Accessibility is another big plus – most UK airports offer relatively cheap flights to the island.

There is a long list of extra benefits, not least of which is Tenerife’s compactness and amazing natural contrasts, be it the greenery and banana plantations of the north, or the arid south.

We’ve noticed over the years Tenerife has slowly started to change. Cheap and cheerful is still available in abundance, but the most popular resorts have a classier feel, with an emphasis on quality.

Much of the improvement is on show in the swish hotels that have sprung up in places such as Fanabe and Costa Adeje. Aiming to appeal to tourists who want better standards to match their affluent lifestyles, the hotels are the last word in quality, comfort and style.

The environment, too, is experiencing a continuing makeover, no more so than on the Paseo Maritimo promenade, better known as the Geranium Walk. Over 10 kilometres long, the prom stretches from Los Cristianos, through Playa de las Americas and on to the edge of pretty La Caleta, famous for its fish restaurants.

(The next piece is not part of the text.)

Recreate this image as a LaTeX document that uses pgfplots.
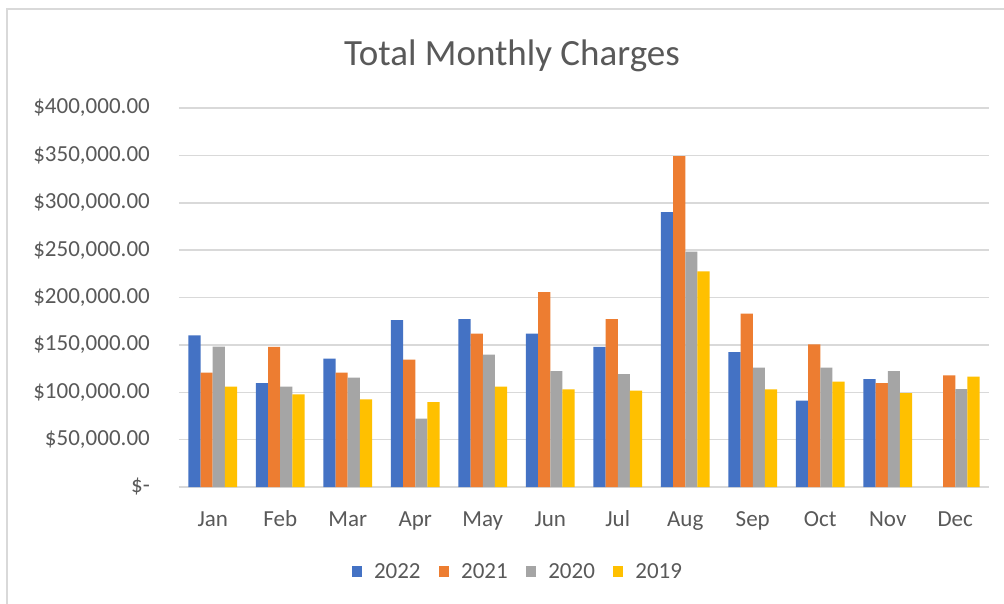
\documentclass[border=0pt]{standalone}
\usepackage{pgfplots}
\pgfplotsset{compat=1.18}
\usepackage{fontspec}
\setmainfont{Carlito}
\definecolor{c22}{HTML}{4472C4}
\definecolor{c21}{HTML}{ED7D31}
\definecolor{c20}{HTML}{A5A5A5}
\definecolor{c19}{HTML}{FFC000}
\definecolor{gridc}{HTML}{D9D9D9}
\definecolor{txt}{HTML}{595959}
\begin{document}
\begin{tikzpicture}
\useasboundingbox (-179pt,-116pt) rectangle (825pt,487pt);
\clip (-179pt,-116pt) rectangle (825pt,487pt);
\fill[white] (-179pt,-116pt) rectangle (825pt,487pt);
\draw[gridc, line width=1.5pt] (-172pt,-200pt) rectangle (900pt,478pt);
\begin{axis}[
  at={(0pt,0pt)}, anchor=south west,
  scale only axis, width=810pt, height=379pt,
  ybar=0pt, bar width=12.2pt,
  xmin=-0.5, xmax=11.5, ymin=0, ymax=400000,
  xtick={0,...,11},
  xticklabels={Jan,Feb,Mar,Apr,May,Jun,Jul,Aug,Sep,Oct,Nov,Dec},
  ytick={0,50000,...,400000},
  yticklabels={{\$-\hspace{8pt}},{\$50,000.00},{\$100,000.00},{\$150,000.00},{\$200,000.00},{\$250,000.00},{\$300,000.00},{\$350,000.00},{\$400,000.00}},
  scaled y ticks=false,
  axis line style={draw=none},
  major tick length=0pt,
  ymajorgrids, grid style={gridc, line width=1.5pt},
  every tick label/.append style={font=\fontsize{23}{28}\selectfont, text=txt},
  yticklabel style={anchor=east, inner sep=0pt, xshift=-29pt},
  xticklabel style={anchor=base, inner sep=0pt, yshift=-39pt},
  legend style={draw=none, fill=none, at={(0.417,-0.224)}, anchor=center,
    font=\fontsize{23}{28}\selectfont, text=txt,
    nodes={inner sep=0pt},
    /tikz/every odd column/.append style={column sep=12pt},
    /tikz/every even column/.append style={column sep=18pt}},
  legend columns=4,
  legend image code/.code={\fill[#1,draw=none] (0pt,-5.5pt) rectangle (10.5pt,5.5pt);},
  clip=false,
]
\draw[gridc, line width=1.5pt] (axis cs:-0.5,0) -- (axis cs:11.5,0);
\addplot[fill=c22, draw=none] coordinates {(0,160000) (1,109700) (2,135400) (3,176200) (4,177200) (5,161800) (6,148000) (7,290100) (8,142400) (9,91100) (10,113900)};
\addplot[fill=c21, draw=none] coordinates {(0,120700) (1,148000) (2,120700) (3,134400) (4,161800) (5,205700) (6,177200) (7,349200) (8,182900) (9,150500) (10,109700) (11,117800)};
\addplot[fill=c20, draw=none] coordinates {(0,148100) (1,106000) (2,115400) (3,72100) (4,139700) (5,122400) (6,119200) (7,248300) (8,126000) (9,126000) (10,122400) (11,103400)};
\addplot[fill=c19, draw=none] coordinates {(0,105900) (1,97800) (2,92500) (3,89700) (4,105900) (5,103000) (6,101700) (7,227500) (8,103000) (9,111200) (10,99200) (11,116500)};
\legend{2022,2021,2020,2019}
\end{axis}
\node[anchor=base, font=\fontsize{37}{44}\selectfont, text=txt, inner sep=0pt] at (333pt,421pt) {Total Monthly Charges};
\end{tikzpicture}
\end{document}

It’s a challenging hike, but one made special by the vista across the Atlantic. You can also take in views of families at play on the beaches and the bustle of people boarding the whale and dolphin cruises, or ferries to the two nearest islands, La Gomera and El Hierro.

On the shore side of the walk there’s an endless array of restaurants, coffee bars, apartments, hotels and shops. But they are part of the fun of promenading, particularly when the surrounding flower show is so special.

Tenerife has never been short of leisure facilities for families. Now they are bigger and better than ever. Loro Parque, originally a parrot paradise, has expanded into an animal and wildlife extravaganza. And Siam Park, billed as the biggest themed aquatic park in Europe, opens next month.

No self-respecting quality tourist destination could be without top draw golf courses. They are a big magnet, and Tenerife now has nine.

All of these attractions are additional bonuses to the “real” Tenerife, places that have never needed to adapt or change with the times – the sleepy mountain villages, tranquil hiking trails, and the alluring cafe culture in so many picturesque towns.

In the north the beautiful resort of Puerto de la Cruz has always been a particular favourite of mine.

Tenerife’s glory, however, is Mount Teide. At 12,188ft it’s the highest mountain in Spain, and is part of Teide National Park, recently awarded World Heritage status.

Don’t try climbing to the peak on foot unless you are fit and agile. Best advice is to ride a cable car for the final 1,000ft to the summit and – on a clear day – take in the breathtaking views to the other islands in the Canaries.

We stayed at the impeccable Arona Gran Hotel, overlooking the busy harbour in Los Cristianos. Almost every room was booked and two thirds of the guests had stayed there before.

So just reflect on those bitterly cold winter days and maybe you, too, will join the ‘appreciation society’.


Ten days half board for two at the four-star 379-room Arona Gran (www.springhoteles.com) is £1,500. Price includes airport transfer by taxi, plus 10% online booking discount.

One-way easyJet flights from Manchester booked online from £85 (easyjet.com); Monarch from £89 (flymonarch.com); Jet2 from £40 (jet2.com); Thomsonfly £89 (thomsonfly.com).